New Jersey is part of a Northeast regional transmission organization, PJM Interconnection, that runs our aging electrical grid. When you look at your ever-increasing monthly utility bill, much of it is from PJM’s “capacity auction,” which is supposed to predict our energy need and ensure there is enough power produced to meet it.
This month, PJM hosted its annual meeting in Baltimore, and the atmosphere was different than in years past.
There was a sense of urgency, spurred by a rare moment of honesty. PJM’s new president and CEO, David Mills, released a report that does something rare in regional grid management: It admits that the old playbook is not working. It acknowledges that “the current situation is not tenable.” And we have “years, not decades” to act.
Credit: (New Jersey Senate Democrats)The report includes sobering scenarios, such as the prospect of rationing energy reliability based on geography, customer type — or even willingness to pay a price premium. Yet the report also opens the door to visionary reforms.
Nothing is off limits
Now is the time to choose a new path — one of fairness and innovation, not managed scarcity and energy rationing. For the first time, nothing is off limits, and we have an opportunity — and a responsibility — to be bold. We must move past incremental tweaks and design a modern grid that prioritizes clean, affordable energy and community resilience.
The fundamental question is: Who gets to decide which path we take? PJM’s report calls for a “structured, transparent discussion,” yet the organization’s own governance structure remains an obstacle. While the 67 million people living in the PJM footprint face skyrocketing bills and grid uncertainty, we hold a mere 1.4% of the voting power in PJM deliberations.

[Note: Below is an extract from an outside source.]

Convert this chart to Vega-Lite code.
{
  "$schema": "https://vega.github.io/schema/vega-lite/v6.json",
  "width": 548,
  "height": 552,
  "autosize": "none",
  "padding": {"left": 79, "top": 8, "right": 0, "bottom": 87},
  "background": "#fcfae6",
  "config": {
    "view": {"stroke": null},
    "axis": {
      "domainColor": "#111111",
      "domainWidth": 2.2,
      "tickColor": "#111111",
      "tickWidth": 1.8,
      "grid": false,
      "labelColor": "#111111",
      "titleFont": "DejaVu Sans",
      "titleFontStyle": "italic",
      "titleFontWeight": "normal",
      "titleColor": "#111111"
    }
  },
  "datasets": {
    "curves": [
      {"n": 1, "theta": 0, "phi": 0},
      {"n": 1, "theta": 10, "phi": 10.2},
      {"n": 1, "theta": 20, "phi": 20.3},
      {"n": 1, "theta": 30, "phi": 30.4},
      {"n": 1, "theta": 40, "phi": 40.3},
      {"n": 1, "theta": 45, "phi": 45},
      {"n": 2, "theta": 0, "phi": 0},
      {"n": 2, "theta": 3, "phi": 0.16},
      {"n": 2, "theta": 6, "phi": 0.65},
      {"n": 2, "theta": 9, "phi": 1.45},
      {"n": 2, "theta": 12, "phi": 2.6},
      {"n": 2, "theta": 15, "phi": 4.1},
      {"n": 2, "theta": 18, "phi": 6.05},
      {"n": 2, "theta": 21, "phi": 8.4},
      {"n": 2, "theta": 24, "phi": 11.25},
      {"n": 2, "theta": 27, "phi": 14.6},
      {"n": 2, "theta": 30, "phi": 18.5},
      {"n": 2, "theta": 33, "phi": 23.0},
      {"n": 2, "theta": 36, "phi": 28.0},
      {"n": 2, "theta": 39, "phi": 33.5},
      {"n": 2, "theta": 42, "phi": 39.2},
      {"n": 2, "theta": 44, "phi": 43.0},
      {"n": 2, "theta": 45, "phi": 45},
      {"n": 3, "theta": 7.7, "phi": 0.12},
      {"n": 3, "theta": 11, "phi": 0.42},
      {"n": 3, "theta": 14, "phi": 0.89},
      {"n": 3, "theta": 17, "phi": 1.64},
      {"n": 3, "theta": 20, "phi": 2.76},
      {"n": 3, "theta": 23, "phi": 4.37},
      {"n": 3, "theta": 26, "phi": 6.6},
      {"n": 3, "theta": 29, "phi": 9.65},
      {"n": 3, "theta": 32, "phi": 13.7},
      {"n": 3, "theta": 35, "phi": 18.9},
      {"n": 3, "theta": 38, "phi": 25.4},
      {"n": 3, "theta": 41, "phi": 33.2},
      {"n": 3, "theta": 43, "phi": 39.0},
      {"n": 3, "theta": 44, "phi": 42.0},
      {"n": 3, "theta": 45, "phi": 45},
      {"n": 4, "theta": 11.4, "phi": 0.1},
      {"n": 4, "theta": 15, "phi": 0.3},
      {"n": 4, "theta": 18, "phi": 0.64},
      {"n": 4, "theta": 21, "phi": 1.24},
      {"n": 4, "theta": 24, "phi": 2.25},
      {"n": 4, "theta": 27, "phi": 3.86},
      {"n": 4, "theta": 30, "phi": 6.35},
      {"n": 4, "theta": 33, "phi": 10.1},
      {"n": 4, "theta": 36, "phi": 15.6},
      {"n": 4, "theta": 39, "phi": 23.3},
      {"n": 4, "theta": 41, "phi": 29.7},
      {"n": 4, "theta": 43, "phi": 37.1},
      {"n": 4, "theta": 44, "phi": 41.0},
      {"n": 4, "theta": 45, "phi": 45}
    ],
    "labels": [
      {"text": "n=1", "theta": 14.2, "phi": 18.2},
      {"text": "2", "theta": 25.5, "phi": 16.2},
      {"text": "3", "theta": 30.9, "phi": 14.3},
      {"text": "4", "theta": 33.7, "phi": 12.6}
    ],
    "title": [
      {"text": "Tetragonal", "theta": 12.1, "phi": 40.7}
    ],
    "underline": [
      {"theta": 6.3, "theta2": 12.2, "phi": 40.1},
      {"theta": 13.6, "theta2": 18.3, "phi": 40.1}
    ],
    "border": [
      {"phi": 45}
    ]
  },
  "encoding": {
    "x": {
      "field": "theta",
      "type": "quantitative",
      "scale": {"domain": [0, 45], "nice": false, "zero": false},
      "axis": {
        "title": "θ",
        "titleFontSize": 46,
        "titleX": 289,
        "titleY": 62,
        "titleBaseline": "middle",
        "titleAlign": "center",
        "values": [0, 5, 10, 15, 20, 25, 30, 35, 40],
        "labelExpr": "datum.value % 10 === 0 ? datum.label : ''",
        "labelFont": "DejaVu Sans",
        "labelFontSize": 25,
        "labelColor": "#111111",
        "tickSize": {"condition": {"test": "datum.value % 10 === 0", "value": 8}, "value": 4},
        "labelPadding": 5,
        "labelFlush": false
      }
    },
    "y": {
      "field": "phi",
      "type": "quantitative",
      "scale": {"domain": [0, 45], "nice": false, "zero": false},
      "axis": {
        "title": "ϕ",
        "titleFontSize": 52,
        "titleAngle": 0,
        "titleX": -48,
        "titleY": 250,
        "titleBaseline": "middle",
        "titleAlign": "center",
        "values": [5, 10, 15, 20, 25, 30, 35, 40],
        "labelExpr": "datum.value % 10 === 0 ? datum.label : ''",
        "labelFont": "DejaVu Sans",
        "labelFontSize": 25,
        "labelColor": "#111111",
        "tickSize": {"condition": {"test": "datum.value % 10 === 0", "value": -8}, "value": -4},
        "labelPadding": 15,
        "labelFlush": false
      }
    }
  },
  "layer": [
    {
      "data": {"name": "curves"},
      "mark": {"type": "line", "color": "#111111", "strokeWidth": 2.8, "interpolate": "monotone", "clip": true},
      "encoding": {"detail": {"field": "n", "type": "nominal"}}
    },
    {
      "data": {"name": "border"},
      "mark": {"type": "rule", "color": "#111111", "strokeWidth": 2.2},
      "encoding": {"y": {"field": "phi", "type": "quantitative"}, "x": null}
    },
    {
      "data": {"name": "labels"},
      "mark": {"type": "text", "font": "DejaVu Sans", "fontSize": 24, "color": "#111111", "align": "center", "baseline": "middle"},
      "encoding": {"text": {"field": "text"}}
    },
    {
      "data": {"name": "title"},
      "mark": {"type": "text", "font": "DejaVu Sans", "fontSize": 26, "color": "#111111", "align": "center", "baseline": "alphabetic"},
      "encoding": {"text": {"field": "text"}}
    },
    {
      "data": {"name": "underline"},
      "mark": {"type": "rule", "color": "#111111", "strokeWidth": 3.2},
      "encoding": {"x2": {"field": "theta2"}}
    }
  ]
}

As PJM members enjoy their annual meeting, the public remains outside looking in.
We cannot rely on PJM to navigate this transformation alone while the voices of families and small businesses are sidelined. We have to ask: How will you welcome the public?
While we hope to see PJM embrace reform, we can neither wait for nor rely on it to do so. New Jersey must strengthen our own energy systems, taking our power back and doubling down on the local solutions that we know work.
We have the tools
Distributed energy resources, like rooftop solar and local battery storage, are the most immediate tools we have to ensure that reliability isn’t rationed, but shared. Every solar panel installed is a step toward a grid that is less expensive and more resilient. That’s why we’re fighting to make it easier, faster and cheaper for New Jersey families to have access.

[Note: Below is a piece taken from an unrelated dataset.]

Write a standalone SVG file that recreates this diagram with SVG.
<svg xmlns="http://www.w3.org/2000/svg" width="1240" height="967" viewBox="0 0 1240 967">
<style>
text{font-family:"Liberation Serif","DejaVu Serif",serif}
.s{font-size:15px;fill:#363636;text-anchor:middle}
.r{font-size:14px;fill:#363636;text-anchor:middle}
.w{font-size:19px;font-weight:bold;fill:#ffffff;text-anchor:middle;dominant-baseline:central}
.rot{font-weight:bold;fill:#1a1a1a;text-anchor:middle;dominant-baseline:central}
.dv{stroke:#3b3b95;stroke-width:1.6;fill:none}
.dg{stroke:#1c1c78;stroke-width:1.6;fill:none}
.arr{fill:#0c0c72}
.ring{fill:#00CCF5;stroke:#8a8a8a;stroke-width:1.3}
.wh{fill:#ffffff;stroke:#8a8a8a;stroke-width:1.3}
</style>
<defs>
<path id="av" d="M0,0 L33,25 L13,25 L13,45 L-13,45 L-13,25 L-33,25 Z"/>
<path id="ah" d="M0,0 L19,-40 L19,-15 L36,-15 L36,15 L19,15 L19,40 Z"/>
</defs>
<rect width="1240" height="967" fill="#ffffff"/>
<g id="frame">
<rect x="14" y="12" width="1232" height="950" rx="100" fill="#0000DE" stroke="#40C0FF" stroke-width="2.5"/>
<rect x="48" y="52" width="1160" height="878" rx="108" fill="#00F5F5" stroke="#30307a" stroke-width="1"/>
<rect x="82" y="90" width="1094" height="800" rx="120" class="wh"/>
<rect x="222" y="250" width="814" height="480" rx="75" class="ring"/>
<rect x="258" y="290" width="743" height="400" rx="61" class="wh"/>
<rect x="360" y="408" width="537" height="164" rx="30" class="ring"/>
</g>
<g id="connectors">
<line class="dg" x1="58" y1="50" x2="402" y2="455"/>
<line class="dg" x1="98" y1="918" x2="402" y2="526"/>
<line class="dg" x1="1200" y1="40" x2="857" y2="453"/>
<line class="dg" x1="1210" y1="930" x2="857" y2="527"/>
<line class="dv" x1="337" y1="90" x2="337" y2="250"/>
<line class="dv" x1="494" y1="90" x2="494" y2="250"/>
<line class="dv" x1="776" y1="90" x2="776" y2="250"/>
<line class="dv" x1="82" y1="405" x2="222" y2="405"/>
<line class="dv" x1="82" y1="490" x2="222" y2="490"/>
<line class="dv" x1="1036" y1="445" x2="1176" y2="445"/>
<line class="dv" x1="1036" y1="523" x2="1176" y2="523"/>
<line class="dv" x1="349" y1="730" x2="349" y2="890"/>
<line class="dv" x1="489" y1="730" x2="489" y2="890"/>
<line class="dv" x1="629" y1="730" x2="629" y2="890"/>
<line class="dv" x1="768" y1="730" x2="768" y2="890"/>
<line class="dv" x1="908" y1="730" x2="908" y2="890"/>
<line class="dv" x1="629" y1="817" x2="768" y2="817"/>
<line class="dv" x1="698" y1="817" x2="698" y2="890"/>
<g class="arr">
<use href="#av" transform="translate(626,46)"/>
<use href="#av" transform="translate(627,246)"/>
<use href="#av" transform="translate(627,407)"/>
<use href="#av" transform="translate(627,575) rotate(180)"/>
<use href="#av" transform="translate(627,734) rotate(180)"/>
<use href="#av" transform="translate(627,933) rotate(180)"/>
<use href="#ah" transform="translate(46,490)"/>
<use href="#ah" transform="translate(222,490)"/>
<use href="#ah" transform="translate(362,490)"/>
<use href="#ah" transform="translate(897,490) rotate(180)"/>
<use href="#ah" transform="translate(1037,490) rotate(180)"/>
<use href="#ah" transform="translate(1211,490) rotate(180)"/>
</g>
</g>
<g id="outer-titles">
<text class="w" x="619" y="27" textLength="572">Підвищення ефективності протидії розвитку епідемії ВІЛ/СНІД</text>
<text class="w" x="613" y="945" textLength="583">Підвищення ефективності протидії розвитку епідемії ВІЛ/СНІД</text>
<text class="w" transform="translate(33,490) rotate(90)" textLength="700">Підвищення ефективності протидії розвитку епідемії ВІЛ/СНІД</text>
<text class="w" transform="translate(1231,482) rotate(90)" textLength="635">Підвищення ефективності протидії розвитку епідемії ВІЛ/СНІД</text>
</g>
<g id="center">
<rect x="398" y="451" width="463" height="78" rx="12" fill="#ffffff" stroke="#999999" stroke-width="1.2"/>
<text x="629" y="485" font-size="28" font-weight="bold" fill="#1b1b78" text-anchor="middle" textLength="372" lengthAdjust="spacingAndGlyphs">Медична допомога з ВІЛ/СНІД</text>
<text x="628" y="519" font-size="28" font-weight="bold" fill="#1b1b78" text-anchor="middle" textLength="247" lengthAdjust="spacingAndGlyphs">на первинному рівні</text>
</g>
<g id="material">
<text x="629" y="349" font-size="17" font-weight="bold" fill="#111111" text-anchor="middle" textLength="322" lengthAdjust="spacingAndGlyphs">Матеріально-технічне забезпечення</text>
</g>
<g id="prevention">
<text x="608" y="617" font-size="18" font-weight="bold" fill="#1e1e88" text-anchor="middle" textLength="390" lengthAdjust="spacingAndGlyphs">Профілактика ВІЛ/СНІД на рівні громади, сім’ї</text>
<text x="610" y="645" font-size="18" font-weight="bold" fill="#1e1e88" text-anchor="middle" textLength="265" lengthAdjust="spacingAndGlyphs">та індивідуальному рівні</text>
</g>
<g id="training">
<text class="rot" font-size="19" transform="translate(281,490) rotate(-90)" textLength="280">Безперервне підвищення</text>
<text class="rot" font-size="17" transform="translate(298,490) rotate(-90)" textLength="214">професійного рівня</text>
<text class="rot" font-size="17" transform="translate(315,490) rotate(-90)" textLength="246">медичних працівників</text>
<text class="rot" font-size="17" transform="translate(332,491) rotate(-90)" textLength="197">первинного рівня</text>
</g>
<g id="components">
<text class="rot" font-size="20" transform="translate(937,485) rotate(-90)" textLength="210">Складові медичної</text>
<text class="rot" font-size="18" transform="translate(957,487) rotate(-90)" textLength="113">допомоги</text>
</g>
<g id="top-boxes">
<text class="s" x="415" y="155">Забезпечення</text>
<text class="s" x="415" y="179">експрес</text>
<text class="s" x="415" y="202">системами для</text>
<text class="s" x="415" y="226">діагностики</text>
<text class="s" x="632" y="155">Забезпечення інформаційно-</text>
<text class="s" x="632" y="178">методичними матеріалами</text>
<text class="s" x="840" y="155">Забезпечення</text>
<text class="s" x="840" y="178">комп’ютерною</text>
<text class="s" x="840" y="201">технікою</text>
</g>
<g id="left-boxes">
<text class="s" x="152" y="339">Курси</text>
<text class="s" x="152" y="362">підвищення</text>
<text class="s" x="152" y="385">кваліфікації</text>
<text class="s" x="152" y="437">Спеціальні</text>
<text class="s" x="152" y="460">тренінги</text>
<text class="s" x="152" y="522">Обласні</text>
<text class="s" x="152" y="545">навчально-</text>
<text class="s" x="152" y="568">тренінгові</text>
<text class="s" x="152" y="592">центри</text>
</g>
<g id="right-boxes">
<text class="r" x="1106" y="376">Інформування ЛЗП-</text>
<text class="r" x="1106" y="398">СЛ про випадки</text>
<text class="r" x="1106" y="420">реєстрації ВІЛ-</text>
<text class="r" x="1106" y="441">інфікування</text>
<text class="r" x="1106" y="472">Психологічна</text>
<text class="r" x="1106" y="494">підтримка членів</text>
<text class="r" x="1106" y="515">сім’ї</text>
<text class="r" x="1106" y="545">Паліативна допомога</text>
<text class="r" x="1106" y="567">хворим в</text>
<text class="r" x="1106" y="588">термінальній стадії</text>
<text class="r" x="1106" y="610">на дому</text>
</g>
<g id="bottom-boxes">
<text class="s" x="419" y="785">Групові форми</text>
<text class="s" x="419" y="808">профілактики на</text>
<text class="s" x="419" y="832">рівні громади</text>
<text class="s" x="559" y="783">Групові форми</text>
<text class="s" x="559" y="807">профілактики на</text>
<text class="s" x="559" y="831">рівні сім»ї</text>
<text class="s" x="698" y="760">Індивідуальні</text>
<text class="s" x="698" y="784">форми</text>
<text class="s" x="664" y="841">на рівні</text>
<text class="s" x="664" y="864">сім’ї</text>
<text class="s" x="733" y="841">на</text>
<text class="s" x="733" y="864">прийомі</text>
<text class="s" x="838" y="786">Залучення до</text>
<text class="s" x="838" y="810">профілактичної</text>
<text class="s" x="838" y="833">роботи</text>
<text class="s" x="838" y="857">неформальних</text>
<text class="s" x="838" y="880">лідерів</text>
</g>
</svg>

We must also fight to protect our constituents from the skyrocketing power demand of data centers. At a minimum, we should require data centers to provide their own new clean generation and storage rather than drive up costs for everyone else.
The technology to power our lives with renewable energy is here.
The demand for lower bills and cleaner air has never been higher.
PJM has given us the clear-eyed assessment we needed to see the cliff ahead.
Now it is up to our state leaders and the public to push for more. We must reject a future of rationed energy and start to build the clean, local and affordable energy future that 67 million of us deserve.